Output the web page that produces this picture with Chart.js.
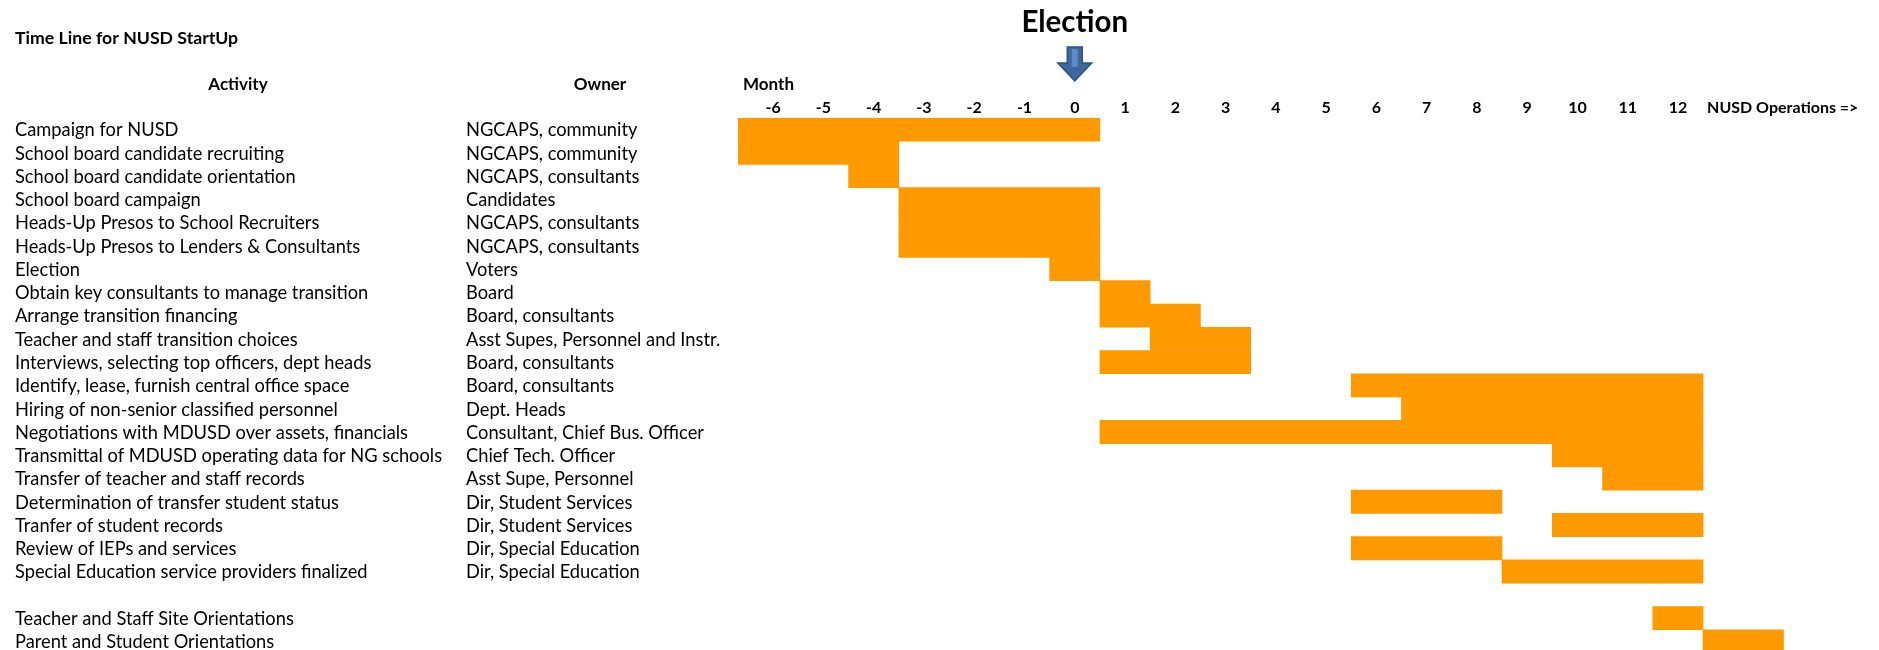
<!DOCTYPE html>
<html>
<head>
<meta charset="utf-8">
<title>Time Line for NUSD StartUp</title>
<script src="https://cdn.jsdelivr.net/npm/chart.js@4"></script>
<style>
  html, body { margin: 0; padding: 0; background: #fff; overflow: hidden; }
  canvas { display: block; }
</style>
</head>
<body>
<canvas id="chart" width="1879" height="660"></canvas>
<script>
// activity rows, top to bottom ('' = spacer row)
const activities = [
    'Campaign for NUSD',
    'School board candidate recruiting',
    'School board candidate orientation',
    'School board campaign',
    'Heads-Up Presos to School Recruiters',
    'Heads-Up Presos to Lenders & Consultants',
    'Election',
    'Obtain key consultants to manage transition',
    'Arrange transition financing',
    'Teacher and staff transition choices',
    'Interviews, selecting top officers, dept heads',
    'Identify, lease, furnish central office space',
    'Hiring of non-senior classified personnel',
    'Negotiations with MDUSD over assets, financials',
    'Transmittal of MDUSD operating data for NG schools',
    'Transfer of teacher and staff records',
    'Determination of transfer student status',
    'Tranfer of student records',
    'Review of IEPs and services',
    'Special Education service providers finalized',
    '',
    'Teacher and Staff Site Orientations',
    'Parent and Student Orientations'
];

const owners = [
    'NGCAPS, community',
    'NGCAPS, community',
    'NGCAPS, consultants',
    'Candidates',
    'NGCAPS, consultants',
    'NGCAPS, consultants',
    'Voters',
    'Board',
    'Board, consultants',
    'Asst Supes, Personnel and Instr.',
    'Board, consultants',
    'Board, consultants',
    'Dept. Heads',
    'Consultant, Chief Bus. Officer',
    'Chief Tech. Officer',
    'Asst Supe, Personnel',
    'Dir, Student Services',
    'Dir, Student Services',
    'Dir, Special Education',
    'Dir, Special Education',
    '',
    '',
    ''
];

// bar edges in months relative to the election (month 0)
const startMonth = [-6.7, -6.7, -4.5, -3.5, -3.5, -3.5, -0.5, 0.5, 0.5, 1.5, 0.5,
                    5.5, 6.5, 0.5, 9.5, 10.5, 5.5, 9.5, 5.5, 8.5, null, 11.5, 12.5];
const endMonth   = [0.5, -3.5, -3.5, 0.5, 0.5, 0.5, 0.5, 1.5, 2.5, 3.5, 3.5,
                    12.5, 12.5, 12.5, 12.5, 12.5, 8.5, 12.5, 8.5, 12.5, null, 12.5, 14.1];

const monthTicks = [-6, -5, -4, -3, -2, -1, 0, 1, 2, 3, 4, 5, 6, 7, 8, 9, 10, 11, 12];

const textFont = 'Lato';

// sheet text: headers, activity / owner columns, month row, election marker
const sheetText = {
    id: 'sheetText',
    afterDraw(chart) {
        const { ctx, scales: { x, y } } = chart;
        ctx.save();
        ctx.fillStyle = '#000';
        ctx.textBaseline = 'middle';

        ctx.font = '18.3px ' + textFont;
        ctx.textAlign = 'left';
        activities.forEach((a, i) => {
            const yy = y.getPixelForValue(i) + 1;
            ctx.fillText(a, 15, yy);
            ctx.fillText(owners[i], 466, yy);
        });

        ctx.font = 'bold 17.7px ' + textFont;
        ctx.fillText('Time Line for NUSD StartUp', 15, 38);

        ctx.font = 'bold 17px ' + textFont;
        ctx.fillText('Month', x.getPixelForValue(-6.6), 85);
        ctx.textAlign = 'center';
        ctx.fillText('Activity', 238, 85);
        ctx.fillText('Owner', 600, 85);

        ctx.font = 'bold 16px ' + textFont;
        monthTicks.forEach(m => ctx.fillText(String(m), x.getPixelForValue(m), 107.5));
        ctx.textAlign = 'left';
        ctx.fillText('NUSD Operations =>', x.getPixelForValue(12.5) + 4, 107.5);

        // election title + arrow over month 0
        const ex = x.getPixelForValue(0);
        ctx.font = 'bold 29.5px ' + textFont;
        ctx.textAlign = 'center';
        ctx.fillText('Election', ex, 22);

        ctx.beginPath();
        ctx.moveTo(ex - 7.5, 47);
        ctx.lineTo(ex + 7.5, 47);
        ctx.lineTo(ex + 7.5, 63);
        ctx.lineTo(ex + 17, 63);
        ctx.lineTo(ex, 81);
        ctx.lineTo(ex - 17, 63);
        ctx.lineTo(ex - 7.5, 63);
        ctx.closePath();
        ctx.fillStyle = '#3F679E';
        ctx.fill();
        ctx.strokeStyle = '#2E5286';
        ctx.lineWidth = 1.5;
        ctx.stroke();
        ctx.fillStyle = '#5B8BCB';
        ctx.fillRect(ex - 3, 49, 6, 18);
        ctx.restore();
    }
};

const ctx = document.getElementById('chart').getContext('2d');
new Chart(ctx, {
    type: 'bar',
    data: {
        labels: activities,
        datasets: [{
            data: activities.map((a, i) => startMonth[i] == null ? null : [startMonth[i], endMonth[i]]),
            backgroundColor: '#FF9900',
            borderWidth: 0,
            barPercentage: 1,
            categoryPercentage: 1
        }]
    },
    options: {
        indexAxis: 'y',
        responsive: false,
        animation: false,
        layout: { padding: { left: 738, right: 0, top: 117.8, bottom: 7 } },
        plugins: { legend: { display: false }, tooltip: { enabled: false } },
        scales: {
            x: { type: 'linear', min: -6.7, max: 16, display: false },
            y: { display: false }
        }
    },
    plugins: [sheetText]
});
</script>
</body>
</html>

^^^^^^^^

**DIRECTIVE:** Make an exact copy of the data, leaving its pictures out.

**FULL RESPONSE:**
Output the web page that produces this picture with Chart.js.
<!DOCTYPE html>
<html>
<head>
<meta charset="utf-8">
<title>Time Line for NUSD StartUp</title>
<script src="https://cdn.jsdelivr.net/npm/chart.js@4"></script>
<style>
  html, body { margin: 0; padding: 0; background: #fff; overflow: hidden; }
  canvas { display: block; }
</style>
</head>
<body>
<canvas id="chart" width="1879" height="660"></canvas>
<script>
// activity rows, top to bottom ('' = spacer row)
const activities = [
    'Campaign for NUSD',
    'School board candidate recruiting',
    'School board candidate orientation',
    'School board campaign',
    'Heads-Up Presos to School Recruiters',
    'Heads-Up Presos to Lenders & Consultants',
    'Election',
    'Obtain key consultants to manage transition',
    'Arrange transition financing',
    'Teacher and staff transition choices',
    'Interviews, selecting top officers, dept heads',
    'Identify, lease, furnish central office space',
    'Hiring of non-senior classified personnel',
    'Negotiations with MDUSD over assets, financials',
    'Transmittal of MDUSD operating data for NG schools',
    'Transfer of teacher and staff records',
    'Determination of transfer student status',
    'Tranfer of student records',
    'Review of IEPs and services',
    'Special Education service providers finalized',
    '',
    'Teacher and Staff Site Orientations',
    'Parent and Student Orientations'
];

const owners = [
    'NGCAPS, community',
    'NGCAPS, community',
    'NGCAPS, consultants',
    'Candidates',
    'NGCAPS, consultants',
    'NGCAPS, consultants',
    'Voters',
    'Board',
    'Board, consultants',
    'Asst Supes, Personnel and Instr.',
    'Board, consultants',
    'Board, consultants',
    'Dept. Heads',
    'Consultant, Chief Bus. Officer',
    'Chief Tech. Officer',
    'Asst Supe, Personnel',
    'Dir, Student Services',
    'Dir, Student Services',
    'Dir, Special Education',
    'Dir, Special Education',
    '',
    '',
    ''
];

// bar edges in months relative to the election (month 0)
const startMonth = [-6.7, -6.7, -4.5, -3.5, -3.5, -3.5, -0.5, 0.5, 0.5, 1.5, 0.5,
                    5.5, 6.5, 0.5, 9.5, 10.5, 5.5, 9.5, 5.5, 8.5, null, 11.5, 12.5];
const endMonth   = [0.5, -3.5, -3.5, 0.5, 0.5, 0.5, 0.5, 1.5, 2.5, 3.5, 3.5,
                    12.5, 12.5, 12.5, 12.5, 12.5, 8.5, 12.5, 8.5, 12.5, null, 12.5, 14.1];

const monthTicks = [-6, -5, -4, -3, -2, -1, 0, 1, 2, 3, 4, 5, 6, 7, 8, 9, 10, 11, 12];

const textFont = 'Lato';

// sheet text: headers, activity / owner columns, month row, election marker
const sheetText = {
    id: 'sheetText',
    afterDraw(chart) {
        const { ctx, scales: { x, y } } = chart;
        ctx.save();
        ctx.fillStyle = '#000';
        ctx.textBaseline = 'middle';

        ctx.font = '18.3px ' + textFont;
        ctx.textAlign = 'left';
        activities.forEach((a, i) => {
            const yy = y.getPixelForValue(i) + 1;
            ctx.fillText(a, 15, yy);
            ctx.fillText(owners[i], 466, yy);
        });

        ctx.font = 'bold 17.7px ' + textFont;
        ctx.fillText('Time Line for NUSD StartUp', 15, 38);

        ctx.font = 'bold 17px ' + textFont;
        ctx.fillText('Month', x.getPixelForValue(-6.6), 85);
        ctx.textAlign = 'center';
        ctx.fillText('Activity', 238, 85);
        ctx.fillText('Owner', 600, 85);

        ctx.font = 'bold 16px ' + textFont;
        monthTicks.forEach(m => ctx.fillText(String(m), x.getPixelForValue(m), 107.5));
        ctx.textAlign = 'left';
        ctx.fillText('NUSD Operations =>', x.getPixelForValue(12.5) + 4, 107.5);

        // election title + arrow over month 0
        const ex = x.getPixelForValue(0);
        ctx.font = 'bold 29.5px ' + textFont;
        ctx.textAlign = 'center';
        ctx.fillText('Election', ex, 22);

        ctx.beginPath();
        ctx.moveTo(ex - 7.5, 47);
        ctx.lineTo(ex + 7.5, 47);
        ctx.lineTo(ex + 7.5, 63);
        ctx.lineTo(ex + 17, 63);
        ctx.lineTo(ex, 81);
        ctx.lineTo(ex - 17, 63);
        ctx.lineTo(ex - 7.5, 63);
        ctx.closePath();
        ctx.fillStyle = '#3F679E';
        ctx.fill();
        ctx.strokeStyle = '#2E5286';
        ctx.lineWidth = 1.5;
        ctx.stroke();
        ctx.fillStyle = '#5B8BCB';
        ctx.fillRect(ex - 3, 49, 6, 18);
        ctx.restore();
    }
};

const ctx = document.getElementById('chart').getContext('2d');
new Chart(ctx, {
    type: 'bar',
    data: {
        labels: activities,
        datasets: [{
            data: activities.map((a, i) => startMonth[i] == null ? null : [startMonth[i], endMonth[i]]),
            backgroundColor: '#FF9900',
            borderWidth: 0,
            barPercentage: 1,
            categoryPercentage: 1
        }]
    },
    options: {
        indexAxis: 'y',
        responsive: false,
        animation: false,
        layout: { padding: { left: 738, right: 0, top: 117.8, bottom: 7 } },
        plugins: { legend: { display: false }, tooltip: { enabled: false } },
        scales: {
            x: { type: 'linear', min: -6.7, max: 16, display: false },
            y: { display: false }
        }
    },
    plugins: [sheetText]
});
</script>
</body>
</html>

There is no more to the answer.